After getting all the Dalai Lama’s luggage loaded in the limo, the driver
notices that His Holiness is still standing on the curb. "Excuse me, Your
Holiness," says the driver, "Would you please take your seat so that we can
leave?"

"Well, to tell you the truth," says the Dalai Lama, "They never let me drive
in India, and I'd really like to drive today."

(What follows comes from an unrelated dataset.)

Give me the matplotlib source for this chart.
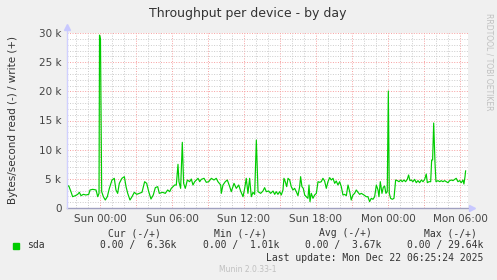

"I'm sorry but I cannot let you do that.
I'd lose my job!"

But His Holiness talks him into it. Reluctantly, the driver gets in the back
as His Holiness climbs in behind the wheel. The driver quickly regrets his
decision when, after exiting the airport, the Dalai Lama floors it,
accelerating the limo to 105mph.

"Please slow down, Your Holiness!!" pleads the worried driver, but the Dalai
Lama keeps the pedal to the metal until they hear sirens.

"Oh my God, I'm gonna lose my license,"
moans the driver.

The Dalai Lama pulls over and rolls down the window as the patrolman
approaches, but the cop takes one look at him, goes back to his motorcycle
and gets on the radio. "I need to talk to the Chief," he says to the
dispatch. The Chief gets on the radio and the cop tells him that he's
stopped a limo doing a hundred and five.

"So bust him," said the Chief.

"I think this guy's a big shot," said the cop.

"All the more reason."

"No, I mean a really big shot," said the cop.

"Who've you got there, the Mayor?"

"Bigger"

"Governor?"

"Bigger"

"Well", said the Chief, "Who is it?"

"I don't know", said the cop, "but he's got the Dalai Lama driving for him."